In the middle of the morning or afternoon, take a five minute worship break. Enjoy a fresh-cut flower on your desk or a tranquil picture or saying on the wall. Stroll around the office building (or home or field or school), prayerfully placing every person who works there into the strong, protective arms of God. Tap your toe or finger to the tune of a simple worship song. Enjoy a fresh cup of coffee and with every sip ask for the inflow of God’s warmth.
Limit your speech to an absolute minimum for one day. See what you learn about yourself; for example, how frantically you depend upon words to manipulate situations. Watch for how words bless and encourage, and how they wound and destroy. For the future consider ways that your words can be few and full.
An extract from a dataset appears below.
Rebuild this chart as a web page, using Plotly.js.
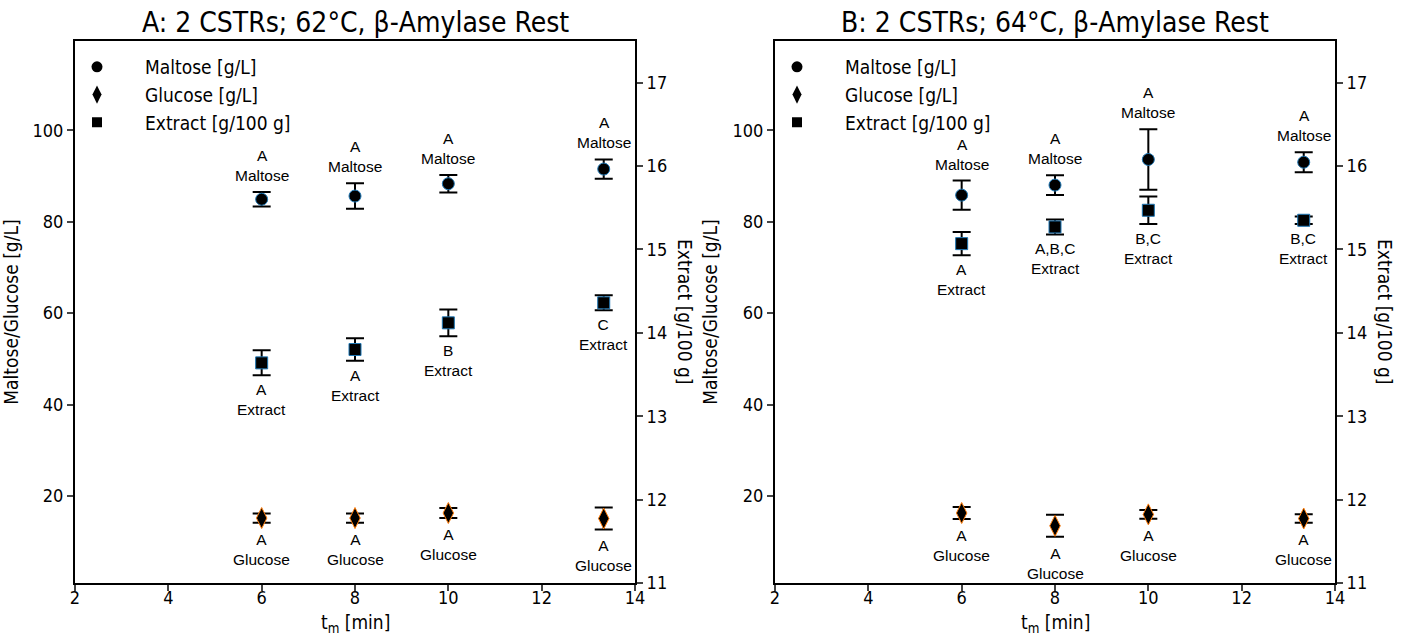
<!DOCTYPE html>
<html>
<head>
<meta charset="utf-8">
<script src="https://cdn.plot.ly/plotly-3.0.1.min.js"></script>
<style>html,body{margin:0;padding:0;background:#fff;}#chart{width:1408px;height:635px;}</style>
</head>
<body>
<div id="chart"></div>
<script>
// ---- data ----
const times = [6, 8, 10, 13.33];
const panelTitles = ["A: 2 CSTRs; 62°C, β-Amylase Rest", "B: 2 CSTRs; 64°C, β-Amylase Rest"];
const seriesNames = ["Maltose [g/L]", "Glucose [g/L]", "Extract [g/100 g]"];

// Panel A (62 °C)
const maltoseA = [84.9, 85.6, 88.3, 91.5];
const maltoseAErr = [1.6, 2.8, 1.9, 2.1];
const glucoseA = [15.2, 15.2, 16.3, 15.1];
const glucoseAErr = [1.0, 1.0, 1.1, 2.4];
const extractA = [13.64, 13.80, 14.12, 14.36];
const extractAErr = [0.15, 0.135, 0.16, 0.09];
const maltoseALetters = ["A", "A", "A", "A"];
const glucoseALetters = ["A", "A", "A", "A"];
const extractALetters = ["A", "A", "B", "C"];

// Panel B (64 °C)
const maltoseB = [85.8, 88.0, 93.6, 93.0];
const maltoseBErr = [3.2, 2.15, 6.6, 2.2];
const glucoseB = [16.3, 13.5, 16.0, 15.1];
const glucoseBErr = [1.3, 2.4, 0.95, 0.95];
const extractB = [15.07, 15.27, 15.47, 15.35];
const extractBErr = [0.14, 0.09, 0.165, 0.045];
const maltoseBLetters = ["A", "A", "A", "A"];
const glucoseBLetters = ["A", "A", "A", "A"];
const extractBLetters = ["A", "A,B,C", "B,C", "B,C"];

const xTicks = [2, 4, 6, 8, 10, 12, 14];
const leftTicks = [20, 40, 60, 80, 100];
const rightTicks = [11, 12, 13, 14, 15, 16, 17];

// ---- styling ----
const FONT = "DejaVu Sans Condensed, DejaVu Sans, sans-serif";
const LFONT = "Liberation Sans, Arial, sans-serif";
const BLUE = "#1f77b4", ORANGE = "#ff7f0e";

function errBar(arr) {
  return {type: "data", array: arr, visible: true, color: "#000", thickness: 2, width: 9};
}

const traces = [];
const annotations = [];

function addPanel(xa, ya, ya2, legendId, m, mE, g, gE, e, eE, mL, gL, eL) {
  traces.push({x: times, y: m, xaxis: xa, yaxis: ya, type: "scatter", mode: "markers",
    name: seriesNames[0], showlegend: false, error_y: errBar(mE),
    marker: {symbol: "circle", size: 12, color: "#000", line: {color: BLUE, width: 1}}});
  traces.push({x: times, y: g, xaxis: xa, yaxis: ya, type: "scatter", mode: "markers",
    name: seriesNames[1], showlegend: false, error_y: errBar(gE),
    marker: {symbol: "diamond-tall", size: 15, color: "#000", line: {color: ORANGE, width: 1}}});
  traces.push({x: times, y: e, xaxis: xa, yaxis: ya2, type: "scatter", mode: "markers",
    name: seriesNames[2], showlegend: false, error_y: errBar(eE),
    marker: {symbol: "square", size: 12, color: "#000", line: {color: BLUE, width: 1}}});
  // legend-only entries
  const syms = ["circle", "diamond-tall", "square"];
  const sizes = [11, 13, 10];
  syms.forEach((s, i) => traces.push({x: [null], y: [null], xaxis: xa, yaxis: ya, type: "scatter",
    mode: "markers", name: seriesNames[i], legend: legendId, showlegend: true,
    marker: {symbol: s, size: sizes[i], color: "#000"}}));

  times.forEach((t, i) => {
    annotations.push({x: t, y: m[i] + mE[i], xref: xa, yref: ya, text: mL[i] + "<br>Maltose",
      showarrow: false, yanchor: "bottom", yshift: 6, font: {family: LFONT, size: 15.5, color: "#000"}});
    annotations.push({x: t, y: g[i] - gE[i], xref: xa, yref: ya, text: gL[i] + "<br>Glucose",
      showarrow: false, yanchor: "top", yshift: -6, font: {family: LFONT, size: 15.5, color: "#000"}});
    annotations.push({x: t, y: e[i] - eE[i], xref: xa, yref: ya2, text: eL[i] + "<br>Extract",
      showarrow: false, yanchor: "top", yshift: -4, font: {family: LFONT, size: 15.5, color: "#000"}});
  });
}

addPanel("x", "y", "y2", "legend", maltoseA, maltoseAErr, glucoseA, glucoseAErr, extractA, extractAErr,
  maltoseALetters, glucoseALetters, extractALetters);
addPanel("x2", "y3", "y4", "legend2", maltoseB, maltoseBErr, glucoseB, glucoseBErr, extractB, extractBErr,
  maltoseBLetters, glucoseBLetters, extractBLetters);

const W = 1408, H = 635;
const dA = [75 / W, 635 / W], dB = [775 / W, 1335 / W];
const dY = [1 - 583 / H, 1 - 41 / H];

// panel titles
[dA, dB].forEach((d, i) => annotations.push({x: (d[0] + d[1]) / 2, y: 1 - 22 / H, xref: "paper", yref: "paper",
  text: panelTitles[i], showarrow: false, xanchor: "center", yanchor: "middle",
  font: {family: FONT, size: 28, color: "#000"}}));
// right axis titles (reading top-to-bottom)
[685, 1385].forEach(px => annotations.push({x: px / W, y: (dY[0] + dY[1]) / 2, xref: "paper", yref: "paper",
  text: seriesNames[2], showarrow: false, textangle: 90,
  xanchor: "center", yanchor: "middle", font: {family: FONT, size: 19, color: "#000"}}));
// x axis titles
[dA, dB].forEach(d => annotations.push({x: (d[0] + d[1]) / 2, y: 1 - 623 / H, xref: "paper", yref: "paper",
  text: "t<sub>m</sub> [min]", showarrow: false, xanchor: "center", yanchor: "middle",
  font: {family: FONT, size: 19, color: "#000"}}));

function xAxis(domain, anchor) {
  return {domain: domain, anchor: anchor, range: [2, 14], tickvals: xTicks, ticks: "outside", ticklen: 6,
    tickwidth: 2, showline: true, linewidth: 2, linecolor: "#000", mirror: true, showgrid: false,
    zeroline: false, tickfont: {family: FONT, size: 18, color: "#000"}, ticklabelstandoff: -9};
}
function yLeft(anchor) {
  return {domain: dY, anchor: anchor, range: [1, 119.5], tickvals: leftTicks, ticks: "outside", ticklen: 6,
    tickwidth: 2, showline: true, linewidth: 2, linecolor: "#000", showgrid: false, zeroline: false,
    tickfont: {family: FONT, size: 18, color: "#000"},
    title: {text: "Maltose/Glucose [g/L]", font: {family: FONT, size: 19, color: "#000"}, standoff: 10}};
}
function yRight(anchor, over) {
  return {domain: dY, anchor: anchor, overlaying: over, side: "right", range: [11, 17.5], tickvals: rightTicks,
    ticks: "outside", ticklen: 6, tickwidth: 2, showline: true, linewidth: 2, linecolor: "#000",
    showgrid: false, zeroline: false, tickfont: {family: FONT, size: 18, color: "#000"}};
}

const legendBase = {yanchor: "top", xanchor: "left", bgcolor: "rgba(0,0,0,0)",
  font: {family: FONT, size: 19, color: "#000"}, itemwidth: 86, tracegroupgap: 0};

const layout = {
  width: W, height: H, margin: {l: 0, r: 0, t: 0, b: 0},
  paper_bgcolor: "#fff", plot_bgcolor: "#fff",
  font: {family: FONT, color: "#000"},
  xaxis: xAxis(dA, "y"), yaxis: yLeft("x"), yaxis2: yRight("x", "y"),
  xaxis2: xAxis(dB, "y3"), yaxis3: yLeft("x2"), yaxis4: yRight("x2", "y3"),
  legend: Object.assign({x: 49 / W, y: 1 - 48 / H}, legendBase),
  legend2: Object.assign({x: 749 / W, y: 1 - 48 / H}, legendBase),
  annotations: annotations,
  showlegend: true
};

Plotly.newPlot("chart", traces, layout, {staticPlot: true, displayModeBar: false});
</script>
</body>
</html>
Read one chapter of a devotional classic as the children are taking a nap. While pondering the reading, savor the “aloneness” and silence.
Go to the inner city for a social justice retreat. Talk with the homeless, learning from them rather than preaching to them. Fast so that in a small way you may enter into the gnawing hunger of those who live an eternal, compulsory fast. Walk the streets, listening to the whimpering “songs from the slums.” Consider what it would mean to live without hope. Without trying to solve every problem, listen for any divine guidance you may be given for action.
Make your next plane flight or bus trip a personal retreat. Watch people. Listen. Pray. Read through a good book in one sitting.
Have an experience of “watching”. Arise at 2:00 a.m., light a single candle as a reminder of the presence of Christ, and for one hour listen to the sounds of the night. Don’t try to read or write. This is a time for silence, for stillness. Don’t even try to pray in the normal sense of talking or articulating thoughts. Be quiet. Enter the Shalom of God. After the hour, return to bed and to sleep, remembering the words of Brother Lawrence; “those who have the gale of the Holy Spirit go forward even in sleep.”
Leave phone, TV, and radio off while cleaning the house or basement or garage or working on a hobby. View this time of quiet as a special gift from God during which you can listen for his whisperings.